GIVEN PROBLEM. Extract exactly and only the lines from the one containing "What TikZ code" through the end of the entries below. Pictures should not appear in the copy.

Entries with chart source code
■ ■ ■ ■ ■ ■ ■
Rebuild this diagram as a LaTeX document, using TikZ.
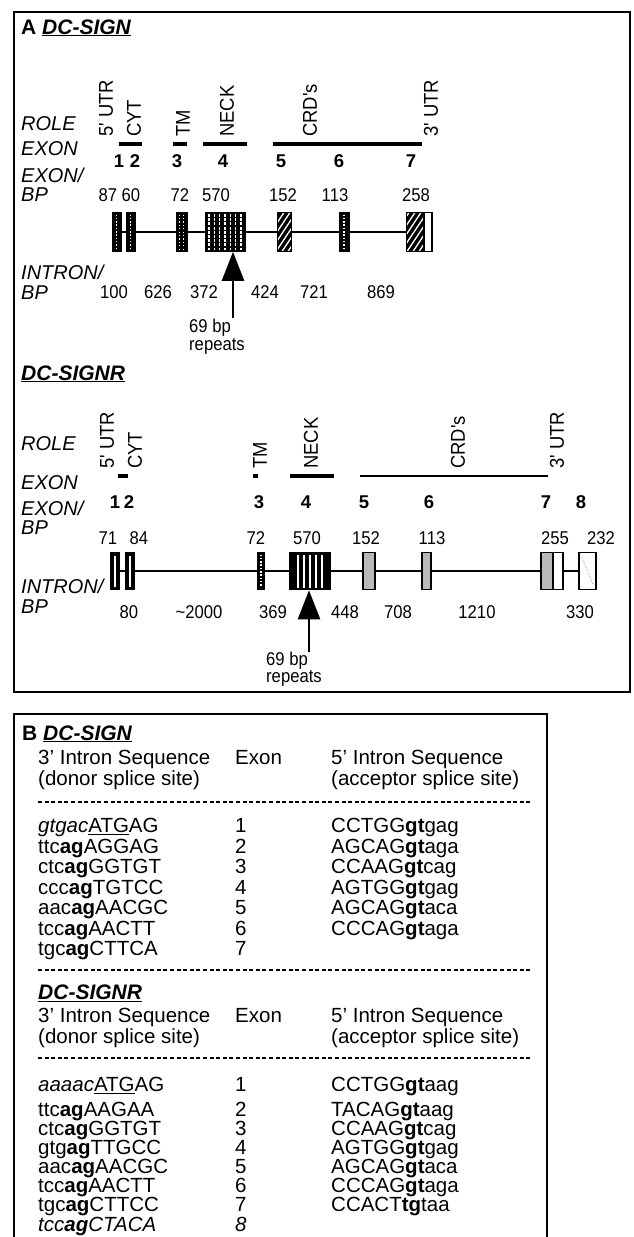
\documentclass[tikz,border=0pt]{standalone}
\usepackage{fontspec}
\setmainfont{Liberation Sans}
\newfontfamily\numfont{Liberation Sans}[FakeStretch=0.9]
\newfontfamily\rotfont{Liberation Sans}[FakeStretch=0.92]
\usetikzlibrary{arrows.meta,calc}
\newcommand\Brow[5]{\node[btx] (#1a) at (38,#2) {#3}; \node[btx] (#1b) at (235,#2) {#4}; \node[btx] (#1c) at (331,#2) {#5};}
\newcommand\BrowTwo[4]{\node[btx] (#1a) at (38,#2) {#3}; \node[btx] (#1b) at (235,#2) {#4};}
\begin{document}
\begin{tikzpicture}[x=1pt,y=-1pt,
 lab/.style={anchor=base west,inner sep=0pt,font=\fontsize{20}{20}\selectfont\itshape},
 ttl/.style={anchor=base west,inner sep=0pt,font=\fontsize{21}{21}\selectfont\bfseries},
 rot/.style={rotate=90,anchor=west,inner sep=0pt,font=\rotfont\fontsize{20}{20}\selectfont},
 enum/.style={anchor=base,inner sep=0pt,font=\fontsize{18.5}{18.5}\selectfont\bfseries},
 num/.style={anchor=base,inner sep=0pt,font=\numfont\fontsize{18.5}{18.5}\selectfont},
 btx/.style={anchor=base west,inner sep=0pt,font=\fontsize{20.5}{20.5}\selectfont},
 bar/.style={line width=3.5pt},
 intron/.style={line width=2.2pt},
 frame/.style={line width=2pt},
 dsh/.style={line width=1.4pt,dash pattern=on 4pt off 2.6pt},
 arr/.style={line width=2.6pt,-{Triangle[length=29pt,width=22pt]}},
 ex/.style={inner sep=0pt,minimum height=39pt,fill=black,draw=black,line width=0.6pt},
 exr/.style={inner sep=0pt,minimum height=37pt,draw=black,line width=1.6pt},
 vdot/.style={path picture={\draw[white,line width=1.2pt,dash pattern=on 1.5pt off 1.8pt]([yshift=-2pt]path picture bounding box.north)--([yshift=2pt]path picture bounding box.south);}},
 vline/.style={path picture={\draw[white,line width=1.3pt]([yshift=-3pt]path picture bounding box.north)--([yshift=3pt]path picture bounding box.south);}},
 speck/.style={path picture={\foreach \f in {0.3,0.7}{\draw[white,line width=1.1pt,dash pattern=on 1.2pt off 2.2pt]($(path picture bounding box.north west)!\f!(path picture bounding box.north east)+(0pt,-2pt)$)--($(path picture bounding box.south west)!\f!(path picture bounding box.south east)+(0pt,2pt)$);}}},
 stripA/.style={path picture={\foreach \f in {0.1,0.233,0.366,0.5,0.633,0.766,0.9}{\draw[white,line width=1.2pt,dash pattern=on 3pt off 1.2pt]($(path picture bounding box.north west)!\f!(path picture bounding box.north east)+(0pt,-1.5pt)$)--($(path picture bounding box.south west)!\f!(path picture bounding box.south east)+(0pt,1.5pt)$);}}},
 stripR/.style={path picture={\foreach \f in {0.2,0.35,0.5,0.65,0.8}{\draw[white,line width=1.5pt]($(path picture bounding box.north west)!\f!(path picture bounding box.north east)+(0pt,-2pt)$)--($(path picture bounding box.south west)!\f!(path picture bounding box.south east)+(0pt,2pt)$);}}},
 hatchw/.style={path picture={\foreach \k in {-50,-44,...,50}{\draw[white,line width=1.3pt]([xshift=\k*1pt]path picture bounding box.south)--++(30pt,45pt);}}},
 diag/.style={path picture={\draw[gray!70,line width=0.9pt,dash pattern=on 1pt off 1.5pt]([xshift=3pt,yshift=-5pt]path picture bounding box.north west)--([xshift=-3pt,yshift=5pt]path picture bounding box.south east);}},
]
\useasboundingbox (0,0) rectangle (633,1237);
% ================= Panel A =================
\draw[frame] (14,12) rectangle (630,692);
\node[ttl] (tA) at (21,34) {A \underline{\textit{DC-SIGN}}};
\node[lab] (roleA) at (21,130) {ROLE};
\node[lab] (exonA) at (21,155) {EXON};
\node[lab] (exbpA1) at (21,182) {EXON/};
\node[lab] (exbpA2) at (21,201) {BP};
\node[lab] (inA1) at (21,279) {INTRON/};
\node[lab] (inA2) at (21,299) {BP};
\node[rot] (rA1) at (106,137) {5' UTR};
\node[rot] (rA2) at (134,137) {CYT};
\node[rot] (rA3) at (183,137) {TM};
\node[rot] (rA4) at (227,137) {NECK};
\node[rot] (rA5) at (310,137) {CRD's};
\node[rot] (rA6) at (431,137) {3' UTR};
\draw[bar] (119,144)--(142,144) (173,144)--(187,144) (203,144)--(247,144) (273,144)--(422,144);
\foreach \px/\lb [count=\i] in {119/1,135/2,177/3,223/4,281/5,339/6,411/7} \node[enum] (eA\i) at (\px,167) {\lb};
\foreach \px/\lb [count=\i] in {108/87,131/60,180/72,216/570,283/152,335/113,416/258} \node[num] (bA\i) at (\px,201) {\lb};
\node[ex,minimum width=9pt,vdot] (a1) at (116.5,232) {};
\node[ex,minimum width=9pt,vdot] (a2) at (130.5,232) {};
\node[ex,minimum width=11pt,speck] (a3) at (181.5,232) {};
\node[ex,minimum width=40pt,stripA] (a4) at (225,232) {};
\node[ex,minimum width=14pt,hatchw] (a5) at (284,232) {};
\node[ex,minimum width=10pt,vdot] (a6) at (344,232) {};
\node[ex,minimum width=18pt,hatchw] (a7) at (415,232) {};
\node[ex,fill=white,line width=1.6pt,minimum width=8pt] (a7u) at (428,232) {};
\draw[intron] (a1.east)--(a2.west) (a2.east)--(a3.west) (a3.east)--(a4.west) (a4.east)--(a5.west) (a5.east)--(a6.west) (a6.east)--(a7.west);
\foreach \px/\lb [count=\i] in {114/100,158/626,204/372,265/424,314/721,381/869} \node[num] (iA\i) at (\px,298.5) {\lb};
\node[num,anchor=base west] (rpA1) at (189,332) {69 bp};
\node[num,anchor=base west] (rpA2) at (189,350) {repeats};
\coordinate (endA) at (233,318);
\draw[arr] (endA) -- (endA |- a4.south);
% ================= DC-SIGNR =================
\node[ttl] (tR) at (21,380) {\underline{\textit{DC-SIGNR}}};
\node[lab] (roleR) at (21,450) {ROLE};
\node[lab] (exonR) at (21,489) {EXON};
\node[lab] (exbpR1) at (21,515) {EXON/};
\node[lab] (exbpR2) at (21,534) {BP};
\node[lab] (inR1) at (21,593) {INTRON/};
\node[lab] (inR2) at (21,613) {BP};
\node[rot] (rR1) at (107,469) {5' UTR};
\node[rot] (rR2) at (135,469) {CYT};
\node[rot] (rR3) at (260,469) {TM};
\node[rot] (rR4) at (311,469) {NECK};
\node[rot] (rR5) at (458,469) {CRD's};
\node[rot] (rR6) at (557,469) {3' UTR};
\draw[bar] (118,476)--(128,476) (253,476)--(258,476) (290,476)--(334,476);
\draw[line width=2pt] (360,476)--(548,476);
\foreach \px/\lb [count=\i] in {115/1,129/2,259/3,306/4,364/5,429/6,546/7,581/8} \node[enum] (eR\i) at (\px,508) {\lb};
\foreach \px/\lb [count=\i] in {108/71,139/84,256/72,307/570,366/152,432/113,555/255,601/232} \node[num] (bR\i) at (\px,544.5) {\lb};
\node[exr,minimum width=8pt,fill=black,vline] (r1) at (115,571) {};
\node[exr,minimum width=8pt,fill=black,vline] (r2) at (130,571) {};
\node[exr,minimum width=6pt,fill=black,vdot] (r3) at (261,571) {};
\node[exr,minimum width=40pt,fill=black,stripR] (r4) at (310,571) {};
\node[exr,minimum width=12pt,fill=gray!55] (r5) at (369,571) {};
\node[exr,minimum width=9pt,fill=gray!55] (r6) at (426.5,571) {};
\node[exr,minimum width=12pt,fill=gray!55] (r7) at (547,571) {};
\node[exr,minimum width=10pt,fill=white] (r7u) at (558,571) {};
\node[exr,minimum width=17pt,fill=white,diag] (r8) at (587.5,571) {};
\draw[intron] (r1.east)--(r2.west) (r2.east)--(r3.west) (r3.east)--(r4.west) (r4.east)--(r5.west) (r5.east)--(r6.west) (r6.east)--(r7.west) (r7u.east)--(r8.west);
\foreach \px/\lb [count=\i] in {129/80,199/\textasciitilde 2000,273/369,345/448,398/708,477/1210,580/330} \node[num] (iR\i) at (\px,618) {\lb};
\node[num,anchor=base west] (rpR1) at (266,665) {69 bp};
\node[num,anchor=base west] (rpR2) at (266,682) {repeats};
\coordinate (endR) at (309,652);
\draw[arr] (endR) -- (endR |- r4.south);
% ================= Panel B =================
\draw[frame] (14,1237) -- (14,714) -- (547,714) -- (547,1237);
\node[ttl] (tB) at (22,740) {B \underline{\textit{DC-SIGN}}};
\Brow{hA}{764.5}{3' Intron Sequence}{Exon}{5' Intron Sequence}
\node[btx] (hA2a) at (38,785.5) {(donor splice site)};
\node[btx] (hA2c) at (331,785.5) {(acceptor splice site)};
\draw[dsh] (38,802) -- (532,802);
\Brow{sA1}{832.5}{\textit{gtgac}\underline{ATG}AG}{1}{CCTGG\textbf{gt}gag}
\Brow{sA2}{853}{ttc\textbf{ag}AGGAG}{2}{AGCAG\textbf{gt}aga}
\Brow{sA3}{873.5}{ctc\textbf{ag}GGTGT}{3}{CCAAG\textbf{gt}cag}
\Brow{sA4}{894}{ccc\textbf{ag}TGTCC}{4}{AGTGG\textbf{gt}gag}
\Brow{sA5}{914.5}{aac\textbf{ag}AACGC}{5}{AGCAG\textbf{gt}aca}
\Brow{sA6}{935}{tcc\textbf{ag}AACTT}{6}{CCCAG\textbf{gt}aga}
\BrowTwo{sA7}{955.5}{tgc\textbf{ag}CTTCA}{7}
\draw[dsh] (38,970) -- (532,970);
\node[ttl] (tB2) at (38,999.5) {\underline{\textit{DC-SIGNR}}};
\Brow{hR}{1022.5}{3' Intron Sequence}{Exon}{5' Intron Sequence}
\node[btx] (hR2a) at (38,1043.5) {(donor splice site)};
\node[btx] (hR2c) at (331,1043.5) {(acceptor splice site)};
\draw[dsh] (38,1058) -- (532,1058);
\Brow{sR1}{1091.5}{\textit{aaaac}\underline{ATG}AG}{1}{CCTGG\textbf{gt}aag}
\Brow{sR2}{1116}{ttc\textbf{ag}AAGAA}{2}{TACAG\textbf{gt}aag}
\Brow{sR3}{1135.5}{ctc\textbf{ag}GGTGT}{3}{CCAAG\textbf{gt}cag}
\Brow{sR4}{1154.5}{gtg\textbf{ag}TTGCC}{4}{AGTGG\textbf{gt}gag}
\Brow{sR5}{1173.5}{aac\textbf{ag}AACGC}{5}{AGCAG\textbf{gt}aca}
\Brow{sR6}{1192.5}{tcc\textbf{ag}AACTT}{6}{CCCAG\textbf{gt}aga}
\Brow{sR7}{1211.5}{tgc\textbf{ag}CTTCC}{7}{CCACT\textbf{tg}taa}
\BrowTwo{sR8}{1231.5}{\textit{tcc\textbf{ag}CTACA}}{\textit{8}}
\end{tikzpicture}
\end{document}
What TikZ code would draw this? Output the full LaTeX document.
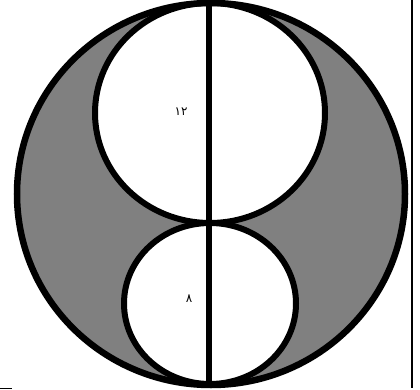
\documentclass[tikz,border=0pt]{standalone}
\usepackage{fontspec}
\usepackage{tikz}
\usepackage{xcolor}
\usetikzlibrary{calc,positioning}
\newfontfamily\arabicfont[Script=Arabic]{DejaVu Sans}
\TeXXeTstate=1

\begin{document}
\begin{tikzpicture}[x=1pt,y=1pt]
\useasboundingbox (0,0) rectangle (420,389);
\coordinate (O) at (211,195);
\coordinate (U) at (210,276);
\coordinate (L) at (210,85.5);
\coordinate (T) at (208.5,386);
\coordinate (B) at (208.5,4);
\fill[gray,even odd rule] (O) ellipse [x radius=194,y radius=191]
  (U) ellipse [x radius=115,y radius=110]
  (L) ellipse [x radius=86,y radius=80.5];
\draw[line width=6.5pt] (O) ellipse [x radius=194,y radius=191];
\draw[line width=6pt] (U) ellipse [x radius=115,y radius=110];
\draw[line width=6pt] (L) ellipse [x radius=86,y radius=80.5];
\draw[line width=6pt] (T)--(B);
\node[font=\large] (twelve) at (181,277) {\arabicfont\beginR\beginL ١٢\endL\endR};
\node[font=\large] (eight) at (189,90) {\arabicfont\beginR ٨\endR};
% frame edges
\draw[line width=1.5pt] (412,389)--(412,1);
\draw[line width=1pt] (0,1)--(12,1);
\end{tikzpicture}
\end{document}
■ ■ ■ ■ ■ ■ ■
EXERCISE ANSWER.
What TikZ code would draw this? Output the full LaTeX document.
\documentclass[tikz,border=0pt]{standalone}
\usepackage{fontspec}
\usepackage{tikz}
\usepackage{xcolor}
\usetikzlibrary{calc,positioning}
\newfontfamily\arabicfont[Script=Arabic]{DejaVu Sans}
\TeXXeTstate=1

\begin{document}
\begin{tikzpicture}[x=1pt,y=1pt]
\useasboundingbox (0,0) rectangle (420,389);
\coordinate (O) at (211,195);
\coordinate (U) at (210,276);
\coordinate (L) at (210,85.5);
\coordinate (T) at (208.5,386);
\coordinate (B) at (208.5,4);
\fill[gray,even odd rule] (O) ellipse [x radius=194,y radius=191]
  (U) ellipse [x radius=115,y radius=110]
  (L) ellipse [x radius=86,y radius=80.5];
\draw[line width=6.5pt] (O) ellipse [x radius=194,y radius=191];
\draw[line width=6pt] (U) ellipse [x radius=115,y radius=110];
\draw[line width=6pt] (L) ellipse [x radius=86,y radius=80.5];
\draw[line width=6pt] (T)--(B);
\node[font=\large] (twelve) at (181,277) {\arabicfont\beginR\beginL ١٢\endL\endR};
\node[font=\large] (eight) at (189,90) {\arabicfont\beginR ٨\endR};
% frame edges
\draw[line width=1.5pt] (412,389)--(412,1);
\draw[line width=1pt] (0,1)--(12,1);
\end{tikzpicture}
\end{document}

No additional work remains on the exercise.